## REQUIREMENT
Find the string "this" and gather every line that holds it.

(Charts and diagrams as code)
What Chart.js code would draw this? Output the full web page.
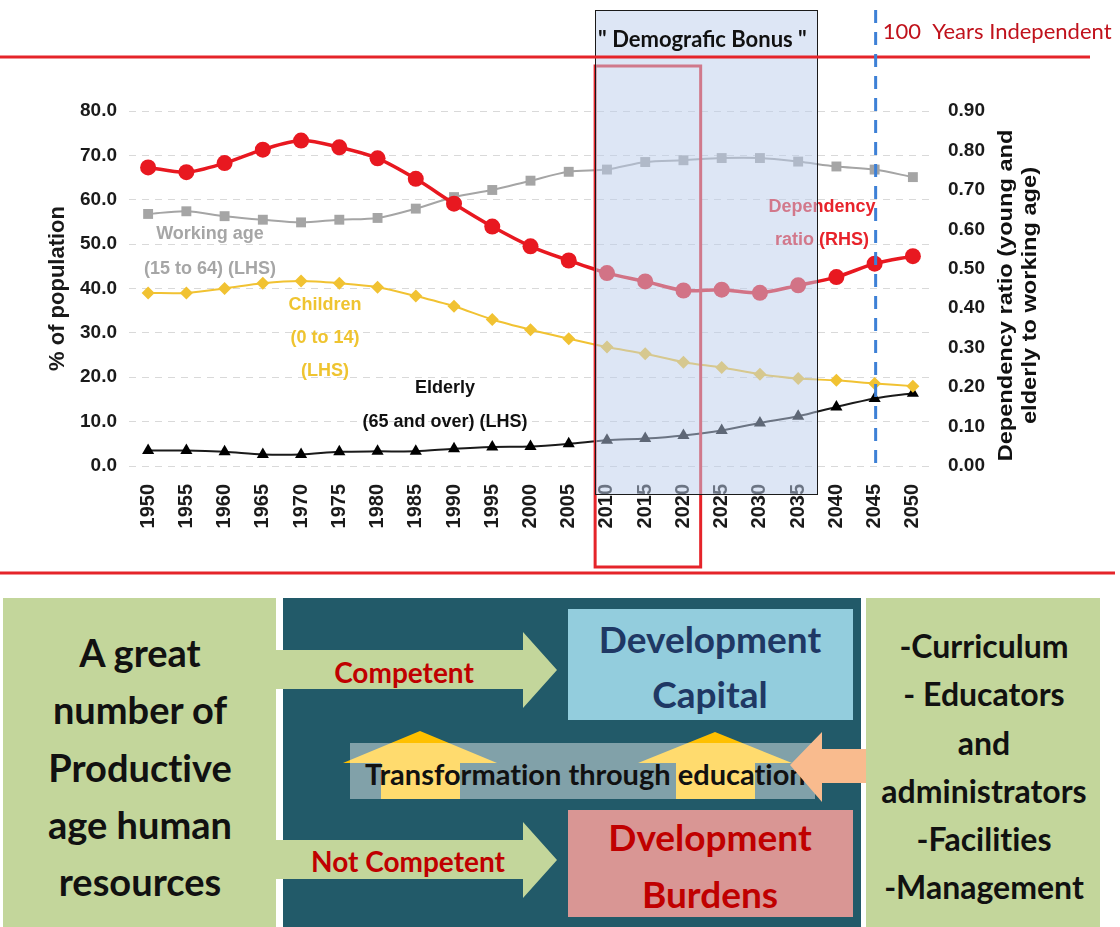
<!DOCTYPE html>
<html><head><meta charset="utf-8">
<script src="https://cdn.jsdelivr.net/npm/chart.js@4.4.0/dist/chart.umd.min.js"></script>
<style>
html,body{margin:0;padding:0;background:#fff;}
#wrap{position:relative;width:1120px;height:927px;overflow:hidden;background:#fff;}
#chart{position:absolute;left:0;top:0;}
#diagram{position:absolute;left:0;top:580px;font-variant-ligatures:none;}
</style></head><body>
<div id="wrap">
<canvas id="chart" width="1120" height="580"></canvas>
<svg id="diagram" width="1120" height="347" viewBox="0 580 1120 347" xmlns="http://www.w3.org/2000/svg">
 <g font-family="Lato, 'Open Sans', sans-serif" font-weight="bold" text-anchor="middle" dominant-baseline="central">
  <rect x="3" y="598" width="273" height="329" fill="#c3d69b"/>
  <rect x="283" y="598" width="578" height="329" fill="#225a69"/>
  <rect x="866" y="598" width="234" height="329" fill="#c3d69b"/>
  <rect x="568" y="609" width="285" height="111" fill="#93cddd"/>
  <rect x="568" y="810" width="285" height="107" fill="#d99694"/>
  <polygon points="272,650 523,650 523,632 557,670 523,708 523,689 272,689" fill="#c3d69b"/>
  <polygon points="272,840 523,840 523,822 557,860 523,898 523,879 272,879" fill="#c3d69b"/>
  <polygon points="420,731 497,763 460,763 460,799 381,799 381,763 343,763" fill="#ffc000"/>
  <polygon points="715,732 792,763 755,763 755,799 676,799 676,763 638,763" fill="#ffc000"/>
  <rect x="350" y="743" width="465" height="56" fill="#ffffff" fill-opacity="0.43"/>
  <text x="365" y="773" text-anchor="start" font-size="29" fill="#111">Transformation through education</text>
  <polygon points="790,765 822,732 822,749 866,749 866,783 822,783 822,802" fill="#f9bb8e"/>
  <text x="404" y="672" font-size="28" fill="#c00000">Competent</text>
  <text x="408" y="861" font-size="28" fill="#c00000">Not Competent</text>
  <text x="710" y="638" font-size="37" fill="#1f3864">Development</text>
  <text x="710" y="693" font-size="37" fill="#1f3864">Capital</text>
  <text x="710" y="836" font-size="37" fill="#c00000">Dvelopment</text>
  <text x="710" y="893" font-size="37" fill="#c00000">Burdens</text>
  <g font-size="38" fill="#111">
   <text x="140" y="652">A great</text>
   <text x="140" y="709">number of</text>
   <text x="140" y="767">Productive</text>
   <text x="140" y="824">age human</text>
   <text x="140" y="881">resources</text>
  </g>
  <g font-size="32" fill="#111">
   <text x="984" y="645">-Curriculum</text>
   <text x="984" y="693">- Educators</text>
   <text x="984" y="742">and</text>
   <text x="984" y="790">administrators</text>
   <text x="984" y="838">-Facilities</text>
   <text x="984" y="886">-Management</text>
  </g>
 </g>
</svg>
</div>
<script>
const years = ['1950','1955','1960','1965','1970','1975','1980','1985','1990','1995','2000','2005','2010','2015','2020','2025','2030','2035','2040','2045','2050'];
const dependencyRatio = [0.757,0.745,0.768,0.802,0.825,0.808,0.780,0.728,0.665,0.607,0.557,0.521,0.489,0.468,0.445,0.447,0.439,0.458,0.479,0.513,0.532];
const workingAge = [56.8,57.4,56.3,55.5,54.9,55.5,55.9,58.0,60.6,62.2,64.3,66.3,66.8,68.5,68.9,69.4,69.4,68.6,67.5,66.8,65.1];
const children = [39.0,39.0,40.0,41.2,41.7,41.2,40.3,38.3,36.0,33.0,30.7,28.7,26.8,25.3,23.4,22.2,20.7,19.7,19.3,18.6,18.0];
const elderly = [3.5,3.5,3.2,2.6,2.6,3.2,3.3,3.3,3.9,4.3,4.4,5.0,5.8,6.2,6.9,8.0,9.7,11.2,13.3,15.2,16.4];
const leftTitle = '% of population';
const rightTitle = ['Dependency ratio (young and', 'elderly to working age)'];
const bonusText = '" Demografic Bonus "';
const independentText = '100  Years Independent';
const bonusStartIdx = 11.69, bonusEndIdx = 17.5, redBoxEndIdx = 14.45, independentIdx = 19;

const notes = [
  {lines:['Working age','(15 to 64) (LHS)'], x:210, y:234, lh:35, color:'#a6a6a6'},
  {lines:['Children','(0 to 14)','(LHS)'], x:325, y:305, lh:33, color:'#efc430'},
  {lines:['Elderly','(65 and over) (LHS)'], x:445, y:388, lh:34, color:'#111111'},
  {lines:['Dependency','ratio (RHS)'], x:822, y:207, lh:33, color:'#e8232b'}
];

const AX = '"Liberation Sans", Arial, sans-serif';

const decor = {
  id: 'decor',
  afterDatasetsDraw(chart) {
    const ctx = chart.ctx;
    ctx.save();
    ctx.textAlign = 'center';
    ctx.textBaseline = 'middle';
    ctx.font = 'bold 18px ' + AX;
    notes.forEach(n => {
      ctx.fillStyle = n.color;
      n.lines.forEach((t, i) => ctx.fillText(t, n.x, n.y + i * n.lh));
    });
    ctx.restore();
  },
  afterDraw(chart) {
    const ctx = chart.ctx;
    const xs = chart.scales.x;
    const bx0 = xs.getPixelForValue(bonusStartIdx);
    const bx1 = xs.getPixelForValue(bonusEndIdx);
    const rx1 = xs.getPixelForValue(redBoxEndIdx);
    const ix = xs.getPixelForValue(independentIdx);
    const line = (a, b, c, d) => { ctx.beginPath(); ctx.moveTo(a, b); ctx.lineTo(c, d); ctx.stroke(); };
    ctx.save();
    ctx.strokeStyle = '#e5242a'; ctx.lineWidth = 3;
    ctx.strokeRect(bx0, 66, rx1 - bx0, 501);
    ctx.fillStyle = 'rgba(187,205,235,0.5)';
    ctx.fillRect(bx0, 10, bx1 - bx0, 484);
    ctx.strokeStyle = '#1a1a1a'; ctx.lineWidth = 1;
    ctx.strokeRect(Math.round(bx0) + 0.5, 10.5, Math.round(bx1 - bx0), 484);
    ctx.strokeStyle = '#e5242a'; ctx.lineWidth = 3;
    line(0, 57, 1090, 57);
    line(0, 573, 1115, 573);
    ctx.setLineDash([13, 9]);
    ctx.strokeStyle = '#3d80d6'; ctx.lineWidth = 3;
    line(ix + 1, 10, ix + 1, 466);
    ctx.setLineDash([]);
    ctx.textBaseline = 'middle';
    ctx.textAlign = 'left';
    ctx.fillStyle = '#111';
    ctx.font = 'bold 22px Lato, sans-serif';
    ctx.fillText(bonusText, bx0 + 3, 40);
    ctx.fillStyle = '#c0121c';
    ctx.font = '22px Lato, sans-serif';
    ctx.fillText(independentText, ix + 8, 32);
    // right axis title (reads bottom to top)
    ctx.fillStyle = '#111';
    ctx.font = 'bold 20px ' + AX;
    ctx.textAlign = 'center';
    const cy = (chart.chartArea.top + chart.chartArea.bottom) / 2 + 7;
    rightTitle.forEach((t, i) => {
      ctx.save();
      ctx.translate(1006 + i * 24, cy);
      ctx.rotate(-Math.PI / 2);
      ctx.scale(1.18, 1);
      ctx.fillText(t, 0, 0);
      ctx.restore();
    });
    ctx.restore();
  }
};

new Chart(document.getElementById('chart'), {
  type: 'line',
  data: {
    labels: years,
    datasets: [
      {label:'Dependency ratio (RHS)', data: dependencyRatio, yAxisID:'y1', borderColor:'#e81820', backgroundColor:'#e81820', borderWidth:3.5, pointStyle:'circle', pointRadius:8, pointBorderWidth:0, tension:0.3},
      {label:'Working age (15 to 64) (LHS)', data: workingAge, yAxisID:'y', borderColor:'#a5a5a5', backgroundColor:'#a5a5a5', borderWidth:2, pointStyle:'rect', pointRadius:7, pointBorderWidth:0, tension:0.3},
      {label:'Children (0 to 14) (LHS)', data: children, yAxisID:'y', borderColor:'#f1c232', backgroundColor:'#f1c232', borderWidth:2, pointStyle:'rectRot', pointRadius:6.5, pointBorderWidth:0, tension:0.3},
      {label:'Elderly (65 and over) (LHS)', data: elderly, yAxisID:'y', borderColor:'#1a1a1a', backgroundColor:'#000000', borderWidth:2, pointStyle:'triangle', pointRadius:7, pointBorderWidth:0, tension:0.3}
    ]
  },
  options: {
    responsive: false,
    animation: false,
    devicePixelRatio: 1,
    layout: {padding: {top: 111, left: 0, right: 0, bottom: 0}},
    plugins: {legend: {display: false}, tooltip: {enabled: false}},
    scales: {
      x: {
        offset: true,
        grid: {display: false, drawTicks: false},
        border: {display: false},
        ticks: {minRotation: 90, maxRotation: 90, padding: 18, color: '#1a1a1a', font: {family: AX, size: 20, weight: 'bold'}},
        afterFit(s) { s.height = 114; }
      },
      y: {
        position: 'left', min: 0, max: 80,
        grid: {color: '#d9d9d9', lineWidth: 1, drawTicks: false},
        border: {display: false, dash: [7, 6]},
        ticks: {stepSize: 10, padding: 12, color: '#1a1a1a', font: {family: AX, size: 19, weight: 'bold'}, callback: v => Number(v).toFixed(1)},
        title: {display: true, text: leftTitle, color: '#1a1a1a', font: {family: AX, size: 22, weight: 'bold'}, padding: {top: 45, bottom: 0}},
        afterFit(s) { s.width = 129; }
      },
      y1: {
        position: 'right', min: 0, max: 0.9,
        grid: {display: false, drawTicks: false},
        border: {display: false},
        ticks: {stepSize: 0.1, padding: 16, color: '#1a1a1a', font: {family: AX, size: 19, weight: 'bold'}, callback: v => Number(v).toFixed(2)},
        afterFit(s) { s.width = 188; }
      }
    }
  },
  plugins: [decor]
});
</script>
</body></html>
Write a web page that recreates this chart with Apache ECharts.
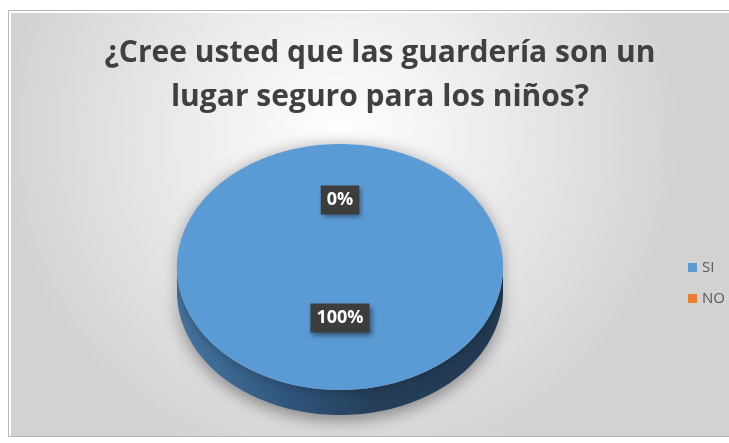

## COMPLETE OUTPUT
What Chart.js code would draw this? Output the full web page.
Write a web page that recreates this chart with Apache ECharts.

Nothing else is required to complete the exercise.